This is an incredible series being offered to us by Matt Edwards: a nine part summary and response to Douglas Campbell’s mega-book, The Deliverance of God: An Apocalyptic Rereading of Justification in Paul
. Thanks to Matt Edwards.

The Deliverance of God 4–Inconsistent
Anthropology in Justification Theory

We are evaluating Douglas
Campbell’s rereading of Romans 1-4 as presented in The Deliverance of God: An Apocalyptic Rereading of Justification in
Paul
. In the book, Campbell rejects “justification theory” (JT), the
traditional way of understanding Romans 1-4. He describes JT as having two
phases–“the rigorous contract” (in which God’s ethical demands are made clear
to all people, all people are found to have fallen short of these demands, and
all people are declared worthy of God’s retributive justice) and “the appropriation
of salvation” (in which God, in his grace, offers a more manageable criterion
for salvation, “faith”). Most western Christians interpret Romans 1-4 according
to JT.

Campbell has suggested three steps
that JT advocates need to take in response to his rereading: (1) demonstrate
that JT is a valid option for Paul, (2) answer his critique, and (3) show how
JT is a better interpretive option than his rereading. We have undertaken step
(1) in a previous post, and over the next few posts we will be undertaking step
(2). When we are finished, I will suggest an approach to step (3).

Campbell argues that the
anthropology of JT is inconsistent. He summarizes, “Justification theory
presupposes in humans an inherent ability to deduce and appropriately fulfill
the truth of certain axioms and, at the same time, a profound universal
sinfulness–that is, fundamental and simultaneous capacity and incapacity.” (44)

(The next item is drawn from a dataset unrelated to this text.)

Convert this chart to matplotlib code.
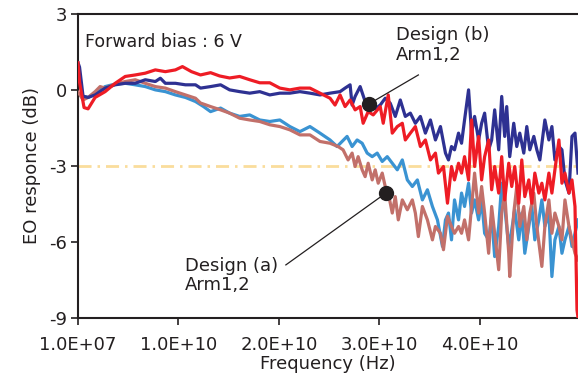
import matplotlib
matplotlib.use('Agg')
import matplotlib.pyplot as plt
import numpy as np

# ---- data (frequency in GHz, EO response in dB) ----
f_b2 = [0, 0.15, 0.5, 1.0, 1.7, 2.7, 3.7, 4.7, 5.7, 6.7, 7.7, 8.2, 8.7, 9.7, 10.7, 11.7,
        12.2, 13.2, 14.2, 15.1, 16.1, 17.1, 18.1, 19.1, 20.1, 21.1, 22.1, 23.1, 24.1, 25.1,
        26.1, 26.6, 27.1, 27.3, 27.6, 28.1, 28.6, 29.1, 29.6, 30.1, 30.6, 31.1, 31.6, 32.1,
        32.6, 33.1, 33.6, 34.1, 34.6, 35.1, 35.6, 36.1, 36.6, 36.9, 37.2, 37.5, 37.9, 38.2,
        38.5, 38.9, 39.2, 39.5, 39.9, 40.2, 40.5, 40.9, 41.2, 41.5, 41.9, 42.2, 42.5, 42.7,
        43.0, 43.4, 43.7, 44.0, 44.4, 44.7, 45.0, 45.4, 45.7, 46.0, 46.5, 46.9, 47.2, 47.5,
        47.9, 48.2, 48.5, 48.9, 49.2, 49.5, 49.8]
eo_b2 = [1.07, 0.9, -0.25, -0.3, -0.2, 0.07, 0.2, 0.26, 0.26, 0.4, 0.33, 0.46, 0.26, 0.26, 0.2, 0.2,
         0.07, 0.13, 0.2, 0.0, -0.07, -0.13, -0.07, -0.2, -0.13, -0.13, -0.07, -0.13, -0.2, -0.13,
         -0.07, 0.07, 0.2, -0.6, -0.26, 0.13, -0.46, -0.53, -0.75, -0.6, -0.33, -0.53, -1.05, -0.4,
         -1.05, -0.92, -1.32, -1.05, -1.71, -1.19, -1.98, -1.45, -2.5, -2.77, -2.24, -2.37, -1.71, -2.11,
         -1.19, 0.0, -1.71, -1.05, -1.98, -1.32, -0.92, -2.37, -1.98, -0.79, -2.37, -0.26, -1.84, -0.66,
         -2.64, -1.32, -2.24, -1.71, -2.5, -1.45, -2.37, -1.84, -2.37, -2.77, -1.19, -1.98, -1.45, -2.77,
         -2.24, -2.37, -3.56, -4.08, -1.84, -1.71, -3.29]

f_b1 = [0, 0.15, 0.6, 1.0, 1.7, 2.7, 3.7, 4.7, 5.7, 6.7, 7.7, 8.7, 9.7, 10.4, 11.3, 12.2,
        13.2, 14.1, 15.1, 16.1, 17.1, 18.1, 19.1, 20.1, 21.1, 22.1, 23.1, 24.1, 25.1, 25.6,
        26.1, 26.6, 27.1, 27.6, 28.1, 28.4, 28.9, 29.4, 30.1, 30.4, 30.9, 31.3, 31.8, 32.3,
        32.6, 33.1, 33.6, 34.1, 34.6, 35.1, 35.6, 35.9, 36.4, 36.8, 37.2, 37.5, 37.9, 38.2,
        38.5, 38.9, 39.2, 39.5, 39.9, 40.2, 40.5, 40.9, 41.2, 41.5, 41.9, 42.2, 42.5, 42.9,
        43.2, 43.5, 43.9, 44.2, 44.5, 44.9, 45.2, 45.5, 45.9, 46.2, 46.5, 46.9, 47.2, 47.5,
        47.9, 48.2, 48.5, 48.9, 49.2, 49.5, 49.7, 49.8]
eo_b1 = [1.07, 0.3, -0.7, -0.75, -0.3, -0.07, 0.26, 0.53, 0.59, 0.66, 0.79, 0.72, 0.79, 0.92, 0.72, 0.59,
         0.68, 0.55, 0.47, 0.53, 0.4, 0.28, 0.28, 0.07, 0.0, 0.07, 0.07, -0.13, -0.33, -0.6,
         -0.2, -0.66, -0.4, -0.79, -0.66, -1.32, -0.86, -0.99, -0.66, -1.32, -0.2, -1.71, -1.45, -1.32,
         -1.98, -1.71, -1.45, -2.24, -1.98, -2.77, -2.5, -3.29, -3.03, -4.48, -3.03, -3.56, -2.9, -3.29,
         -2.64, -3.56, -1.19, -3.03, -1.84, -3.56, -2.64, -1.98, -3.95, -3.03, -4.08, -2.64, -4.35, -2.9,
         -3.82, -3.03, -4.48, -2.77, -4.22, -3.56, -4.48, -3.29, -4.08, -3.69, -4.35, -3.29, -4.08, -3.16,
         -1.98, -3.69, -3.29, -4.08, -3.56, -4.61, -8.7, -9.0]

f_a1 = [0, 0.3, 1.0, 1.7, 2.7, 3.7, 4.7, 5.7, 6.7, 7.7, 8.7, 9.7, 10.7, 11.7, 12.5, 13.2,
        14.2, 15.1, 16.1, 17.1, 18.1, 19.1, 20.1, 21.1, 22.1, 23.1, 24.1, 25.1, 25.8, 26.3,
        26.8, 27.3, 27.8, 28.3, 28.8, 29.3, 29.8, 30.3, 30.8, 31.3, 31.8, 32.3, 32.8, 33.3,
        33.8, 34.3, 34.8, 35.3, 35.8, 36.3, 36.6, 36.9, 37.2, 37.5, 37.9, 38.2, 38.5, 38.9,
        39.2, 39.5, 39.9, 40.2, 40.5, 40.9, 41.2, 41.5, 41.9, 42.2, 42.5, 42.9, 43.2, 43.5,
        43.9, 44.2, 44.5, 44.9, 45.2, 45.5, 45.9, 46.2, 46.5, 46.9, 47.2, 47.5, 47.9, 48.2,
        48.5, 48.9, 49.2, 49.5, 49.8]
eo_a1 = [-0.15, -0.23, -0.3, -0.13, 0.13, 0.23, 0.26, 0.2, 0.13, 0.0, -0.07, -0.2, -0.3, -0.46, -0.66, -0.86,
         -0.72, -0.92, -1.05, -0.99, -1.19, -1.25, -1.19, -1.45, -1.65, -1.45, -1.71, -1.98, -2.24, -2.04,
         -1.84, -2.24, -1.98, -2.11, -2.5, -2.64, -2.5, -2.83, -2.64, -2.9, -3.16, -2.77, -3.56, -3.82,
         -3.56, -4.35, -3.95, -4.61, -5.14, -6.19, -5.14, -4.87, -5.93, -4.35, -5.14, -4.08, -4.61, -3.69,
         -4.87, -4.35, -5.14, -4.35, -5.67, -5.93, -5.0, -6.59, -5.4, -3.69, -4.61, -6.19, -5.53, -4.74,
         -5.93, -4.87, -6.46, -5.4, -4.61, -5.93, -5.14, -4.35, -5.4, -4.87, -7.38, -5.93, -5.4, -6.46,
         -5.93, -5.4, -6.19, -5.67, -5.14]

f_a2 = [0, 0.2, 0.5, 1.0, 1.7, 2.2, 2.7, 3.7, 4.7, 5.7, 6.7, 7.7, 8.7, 9.7, 10.7, 11.7,
        12.2, 13.2, 14.2, 15.1, 16.1, 17.1, 18.1, 19.1, 20.1, 21.1, 22.1, 23.1, 24.1, 25.1,
        25.9, 26.4, 26.9, 27.3, 27.6, 27.9, 28.3, 28.6, 28.9, 29.3, 29.6, 29.9, 30.3, 30.6,
        30.9, 31.3, 31.6, 31.9, 32.3, 32.8, 33.3, 33.6, 33.9, 34.3, 34.8, 35.3, 35.6, 36.1,
        36.4, 36.8, 37.2, 37.5, 37.9, 38.2, 38.5, 38.9, 39.2, 39.5, 39.9, 40.2, 40.5, 40.9,
        41.2, 41.5, 41.9, 42.2, 42.5, 42.9, 43.0, 43.4, 43.7, 44.0, 44.4, 44.7, 45.0, 45.4,
        45.7, 46.2, 46.5, 46.9, 47.2, 47.5, 47.9, 48.2, 48.5, 48.9, 49.2, 49.5, 49.8]
eo_a2 = [-0.1, -0.2, -0.4, -0.3, -0.07, 0.13, 0.07, 0.23, 0.33, 0.4, 0.26, 0.13, 0.07, -0.07, -0.2, -0.33,
         -0.52, -0.66, -0.79, -0.92, -1.12, -1.19, -1.25, -1.38, -1.45, -1.58, -1.78, -1.78, -2.04, -2.11,
         -2.24, -2.37, -2.77, -2.5, -3.03, -2.64, -3.16, -3.43, -2.9, -3.56, -3.16, -3.69, -3.29, -3.82,
         -4.08, -4.87, -4.22, -5.14, -4.35, -4.74, -4.35, -4.87, -5.8, -4.61, -5.14, -5.93, -5.4, -5.67,
         -6.32, -5.0, -5.4, -5.67, -5.4, -5.67, -5.14, -5.93, -4.61, -3.29, -4.87, -3.82, -4.87, -6.46,
         -4.61, -5.67, -7.11, -4.87, -4.08, -6.46, -7.38, -4.87, -3.82, -5.4, -4.61, -5.93, -4.87, -4.08,
         -5.4, -6.98, -5.4, -4.35, -5.67, -4.87, -5.4, -5.93, -4.35, -5.4, -5.93, -6.46, -6.72]

xtick_vals = [1.0e7, 1.0e10, 2.0e10, 3.0e10, 4.0e10]
xtick_labels = ['1.0E+07', '1.0E+10', '2.0E+10', '3.0E+10', '4.0E+10']
ytick_vals = [3, 0, -3, -6, -9]
ref_level = -3                                   # 3 dB line

dot_b = (2.9e10, -0.55)                          # annotation marker positions
dot_a = (3.07e10, -4.07)

GHz = 1e9

fig = plt.figure(figsize=(5.78, 3.78), dpi=100)
ax = fig.add_axes([0.135, 0.16, 0.865, 0.803])

ax.axhline(ref_level, color='#FADD9C', lw=2, ls=(0, (4.7, 2.15, 0.9, 2.15)), zorder=1)

# draw order : light blue, rose, navy, red
ax.plot(np.array(f_a1)*GHz, eo_a1, color='#3A93D2', lw=2.3, zorder=2)
ax.plot(np.array(f_a2)*GHz, eo_a2, color='#C2706A', lw=2.3, zorder=3)
ax.plot(np.array(f_b2)*GHz, eo_b2, color='#2E3192', lw=2.3, zorder=4)
ax.plot(np.array(f_b1)*GHz, eo_b1, color='#EE1C25', lw=2.3, zorder=5)

# annotations
ax.plot([dot_b[0], 3.39e10], [dot_b[1], 0.59], color='#231F20', lw=0.9, zorder=6)
ax.plot([dot_a[0], 2.07e10], [dot_a[1], -6.92], color='#231F20', lw=0.9, zorder=6)
ax.plot([dot_b[0], dot_a[0]], [dot_b[1], dot_a[1]], 'o', color='#231F20', ms=10, ls='none', zorder=7)
ax.text(3.17e10, 1.78, 'Design (b)\nArm1,2', fontsize=13, color='#231F20', va='center', ha='left', linespacing=1.1)
ax.text(1.065e10, -7.35, 'Design (a)\nArm1,2', fontsize=13, color='#231F20', va='center', ha='left', linespacing=1.1)
ax.text(0.07e10, 1.9, 'Forward bias : 6 V', fontsize=12.5, color='#231F20', va='center', ha='left')

ax.set_xlim([0, 4.98e10])
ax.set_ylim([-9, 3])
ax.set_xticks(xtick_vals)
ax.set_xticklabels(xtick_labels, fontsize=13, color='#231F20')
ax.set_yticks(ytick_vals)
ax.set_yticklabels(ytick_vals, fontsize=13, color='#231F20')
ax.tick_params(axis='both', direction='out', length=5, width=1.2, color='#231F20')
ax.tick_params(axis='x', pad=8)
ax.tick_params(axis='y', pad=3)
for side in ['left', 'bottom', 'top']:
    ax.spines[side].set_linewidth(1.5)
    ax.spines[side].set_color('#231F20')
ax.spines['right'].set_visible(False)
ax.set_xlabel('Frequency (Hz)', fontsize=13, color='#231F20', labelpad=1)
ax.set_ylabel('EO responce (dB)', fontsize=13, color='#231F20', labelpad=6)

fig.savefig('out.png', dpi=100)
plt.close()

Campbell suggests that Luther’s
brilliance was in his ability to merge two divergent themes in Christian
thought–the optimistic anthropology of Pelagius and the pessimistic
anthropology of post-396 CE Augustine. Like Pelagius, Luther argued that human
beings have the ability to understand God’s ethical demands and that they would
be rewarded for doing so. However, he also argued, like post-396 CE Augustine,
that human beings are deeply sinful and thus unable to obey God’s commands.
While clever, Luther’s synthesis is fundamentally contradictory. Campbell
writes:

“Can we posit significantly
separate ethical thought processes within the same basic human faculty, one
pure and uncorrupted, the other impure and corrupted? Can we claim that one
part of the is faculty, along with its activity, is pristine but one part
deeply flawed? This seems incoherent and consequently unsustainable.

Hence the claim that in the first
phase of Justification individuals possess both capacity and incapacity seems
fundamentally incoherent. The model’s all-important anthropology is essentially
garbled. (It is also worth emphasizing that this conundrum will be the deeper,
the more any ‘depravity’ or ‘original sin’ is emphasized within the ontology of
the non-Christian.)” (45)

What do you think about this argument? How strong is it? If human beings
are depraved in their reasoning, how can they discern God and his laws so as to
be “without excuse” (Romans 1:20)? On the other hand, if human beings have the
capacity to understand and obey, why did Jesus die (Galatians 2:21)? Does JT
need both capacity and incapacity? Is this incoherent?